Wetland systems perform a vital function in water conservation but many in Africa are under threat from the encroachment of human settlement, farming and other factors. But, as contributor Justus Wanzala reveals in his article, several programmes in East Africa are having significant success in rolling out bamboo farming to restore degraded transboundary wetlands and riparian systems. Bamboo, he writes, is a viable replacement for both hard and soft woods, and experts say no other woody plant matches its versatility in environmental conservation.
In other articles, GGA natural resources researcher Vincent Obisie-Orlu sets out why it is essential that commercial enterprises consider environment, social and governance (ESG) factors in identifying risks and opportunities when doing business as part of the transition to a green economy. This is because the shift to zero-net emissions will have numerous social and governance implications that companies ignore at their peril.
Meanwhile, GGA data specialist Monique Bennett’s article illustrates how a combination of ocean warming and other environmental factors have facilitated almost unprecedented locust swarms across East Africa recently, creating another threat to food security for millions. A locust invasion during the 2019 cyclone season, Bennett writes, demonstrated exactly why, despite an early warning by the Desert Locust Watch agency that failed to stop the plague, national governments must formalise procedures and strategies agreed upon at the regional level.

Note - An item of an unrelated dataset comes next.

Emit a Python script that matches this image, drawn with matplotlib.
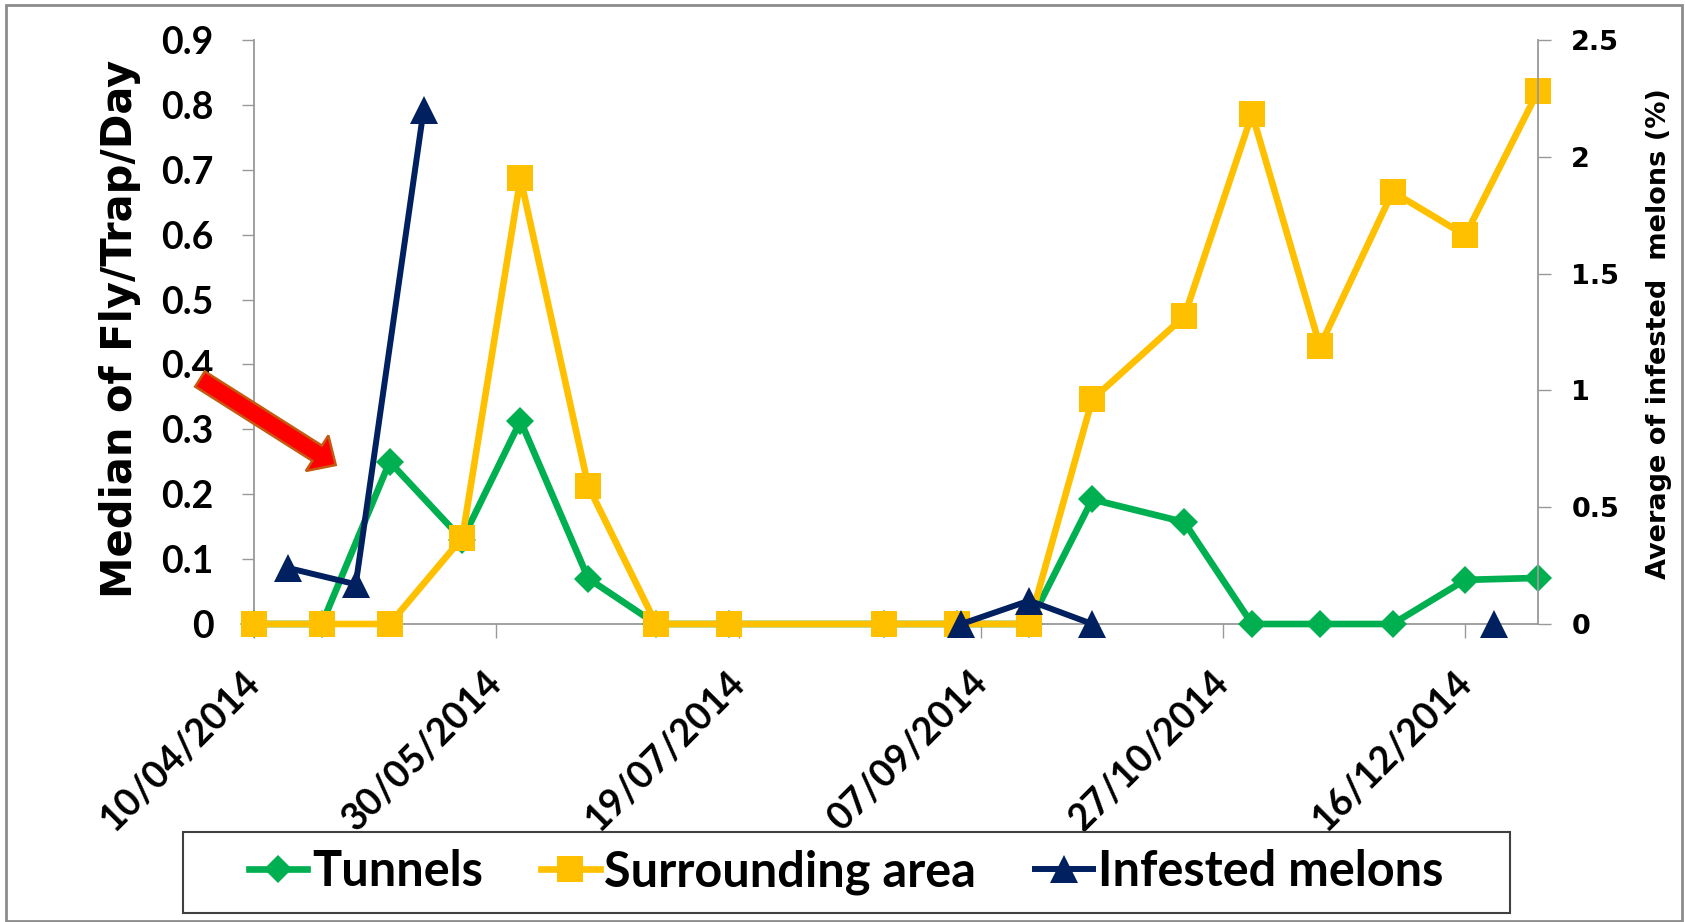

What all of these articles emphasise is that the effects of climate change on Africa in the coming decades will be brutal, as the continent bears the brunt of the crisis. African leaders therefore have no choice but to act now, with what Gopaldas describes as “skilful and nimble climate diplomacy”, to insist that the industrialised nations, who are largely to blame for this mess, provide the financial support that will help the continent make a just transition to a green economy. Each of us will have to hold our leaders to account in this respect, as well as incur the necessary sacrifices to secure a liveable planet for our children and grandchildren.